**STATED GOAL:**
Each line of the material must be repeated precisely, with the pictures left out.

**SOURCE MATERIAL:**
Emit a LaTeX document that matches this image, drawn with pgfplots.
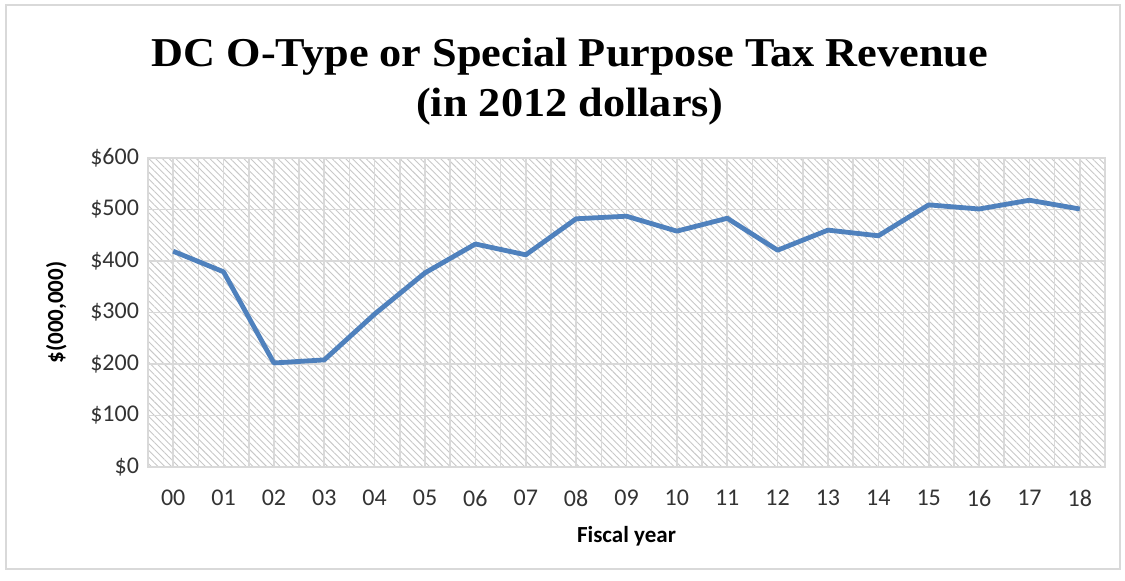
\documentclass[border=0pt]{standalone}
\usepackage{fontspec}
\setmainfont{Carlito}
\newfontfamily\titlefont[FakeStretch=1.08]{Liberation Serif}
\usepackage{pgfplots}
\pgfplotsset{compat=1.18}
\usetikzlibrary{patterns.meta}
\definecolor{lineblue}{RGB}{79,129,189}
\definecolor{gridgray}{RGB}{217,217,217}
\definecolor{hatch}{RGB}{200,200,200}
\begin{document}
\begin{tikzpicture}
\begin{axis}[
    at={(0,0)}, anchor=south west,
    scale only axis,
    width=478.5pt, height=154.5pt,
    xmin=-0.5, xmax=18.5,
    ymin=0, ymax=600,
    xtick={0,...,18},
    xticklabels={00,01,02,03,04,05,06,07,08,09,10,11,12,13,14,15,16,17,18},
    minor xtick={-0.5,0.5,...,18.5},
    ytick={0,100,...,600},
    yticklabels={\$0,\$100,\$200,\$300,\$400,\$500,\$600},
    grid=both,
    major grid style={gridgray, line width=0.8pt},
    minor grid style={gridgray, line width=0.8pt},
    major tick length=0pt, minor tick length=0pt,
    axis line style={gridgray, line width=0.8pt},
    axis background/.style={pattern={Lines[angle=-45, distance=2.4pt, line width=0.45pt]}, pattern color=hatch},
    tick label style={font=\fontsize{12}{14}\selectfont, text=black!80},
    xticklabel style={yshift=-8pt},
    yticklabel style={xshift=-1pt},
    xlabel={\textbf{Fiscal year}},
    xlabel style={font=\fontsize{11.5}{13}\selectfont, yshift=-3pt},
    ylabel={\textbf{\$(000,000)}},
    ylabel style={font=\fontsize{11.5}{13}\selectfont, yshift=5pt},
    clip=false,
]
\addplot[lineblue, line width=2.4pt, line join=round] coordinates {
    (0, 419) (1, 379) (2, 202) (3, 208) (4, 297) (5, 377) (6, 433)
    (7, 412) (8, 482) (9, 487) (10, 458) (11, 483) (12, 421) (13, 460)
    (14, 449) (15, 509) (16, 501) (17, 518) (18, 501)
};
\end{axis}
\node[font=\titlefont\bfseries\fontsize{20.5}{24}\selectfont, align=center] at (211pt,192.5pt) {DC O-Type or Special Purpose Tax Revenue\\[1pt](in 2012 dollars)};
\draw[gridgray, line width=1pt] (-71pt,-51pt) rectangle (486pt,231pt);
\pgfresetboundingbox
\path[use as bounding box] (-74pt,-56.5pt) rectangle (488.5pt,233.5pt);
\end{tikzpicture}
\end{document}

**OUTPUT:**
Emit a LaTeX document that matches this image, drawn with pgfplots.
\documentclass[border=0pt]{standalone}
\usepackage{fontspec}
\setmainfont{Carlito}
\newfontfamily\titlefont[FakeStretch=1.08]{Liberation Serif}
\usepackage{pgfplots}
\pgfplotsset{compat=1.18}
\usetikzlibrary{patterns.meta}
\definecolor{lineblue}{RGB}{79,129,189}
\definecolor{gridgray}{RGB}{217,217,217}
\definecolor{hatch}{RGB}{200,200,200}
\begin{document}
\begin{tikzpicture}
\begin{axis}[
    at={(0,0)}, anchor=south west,
    scale only axis,
    width=478.5pt, height=154.5pt,
    xmin=-0.5, xmax=18.5,
    ymin=0, ymax=600,
    xtick={0,...,18},
    xticklabels={00,01,02,03,04,05,06,07,08,09,10,11,12,13,14,15,16,17,18},
    minor xtick={-0.5,0.5,...,18.5},
    ytick={0,100,...,600},
    yticklabels={\$0,\$100,\$200,\$300,\$400,\$500,\$600},
    grid=both,
    major grid style={gridgray, line width=0.8pt},
    minor grid style={gridgray, line width=0.8pt},
    major tick length=0pt, minor tick length=0pt,
    axis line style={gridgray, line width=0.8pt},
    axis background/.style={pattern={Lines[angle=-45, distance=2.4pt, line width=0.45pt]}, pattern color=hatch},
    tick label style={font=\fontsize{12}{14}\selectfont, text=black!80},
    xticklabel style={yshift=-8pt},
    yticklabel style={xshift=-1pt},
    xlabel={\textbf{Fiscal year}},
    xlabel style={font=\fontsize{11.5}{13}\selectfont, yshift=-3pt},
    ylabel={\textbf{\$(000,000)}},
    ylabel style={font=\fontsize{11.5}{13}\selectfont, yshift=5pt},
    clip=false,
]
\addplot[lineblue, line width=2.4pt, line join=round] coordinates {
    (0, 419) (1, 379) (2, 202) (3, 208) (4, 297) (5, 377) (6, 433)
    (7, 412) (8, 482) (9, 487) (10, 458) (11, 483) (12, 421) (13, 460)
    (14, 449) (15, 509) (16, 501) (17, 518) (18, 501)
};
\end{axis}
\node[font=\titlefont\bfseries\fontsize{20.5}{24}\selectfont, align=center] at (211pt,192.5pt) {DC O-Type or Special Purpose Tax Revenue\\[1pt](in 2012 dollars)};
\draw[gridgray, line width=1pt] (-71pt,-51pt) rectangle (486pt,231pt);
\pgfresetboundingbox
\path[use as bounding box] (-74pt,-56.5pt) rectangle (488.5pt,233.5pt);
\end{tikzpicture}
\end{document}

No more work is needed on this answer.